An Epidemic of Gun Violence

The mass shooting at the Washington Navy Yard yesterday is the fifth mass shooting in the United States this year, and the latest in an epidemic of such gun violence over the last three decades.

The FBI doesn’t specifically define mass shooting. However, it identifies an individual as a mass murderer—versus a spree killer or a serial killer—if he kills four or more people in a single incident (not including himself), typically in a single location.

Using the above definition, there have been 6 mass shootings over the past nine months and at least 62 mass shootings in 30 states since 1982. Twenty-five of these mass shootings have occurred since 2006, and 7 of them took place in 2012.

What industrialized nation in the world would put up with this epidemic of violence without doing something besides wringing our hands? The answer, of course, is only one, the USA.

Mass shootings have occurred in Germany, Norway, Finland, Canada, Australia, and the United Kingdom over the last two decades, but not at nearly the rate as the United States.

So what is the difference?

According to the latest Small Arms Survey conducted in 2007 by the Graduate Institute of International and Development Studies in Geneva, there are far more guns in private hands in the USA than in any other country. On average, the survey reported 88.8 guns per 100 people in the USA, compared with 54.8 per 100 residents in Yemen and 45.7 per 100 in Switzerland.
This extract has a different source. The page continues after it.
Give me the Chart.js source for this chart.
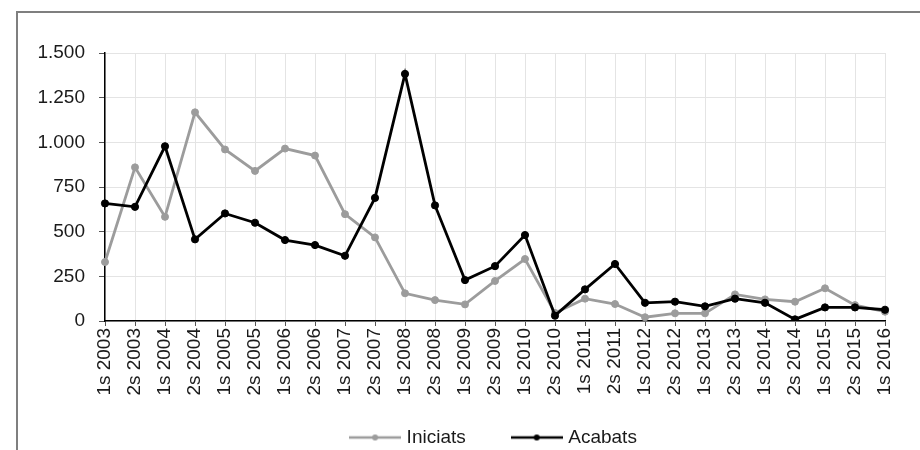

Peter Squires of the University of Brighton in the United Kingdom, who has studied mass shootings in Europe and the United States, found that European countries tend to have more tight-knit societies where a strong social bond supports people through crises.

I don’t know if our country can ever replicate the social bonding that occurs in European countries, but it’s way past time for the politicians of this country to quit pandering to the gun lobby and to do SOMETHING to stem the tide of violence.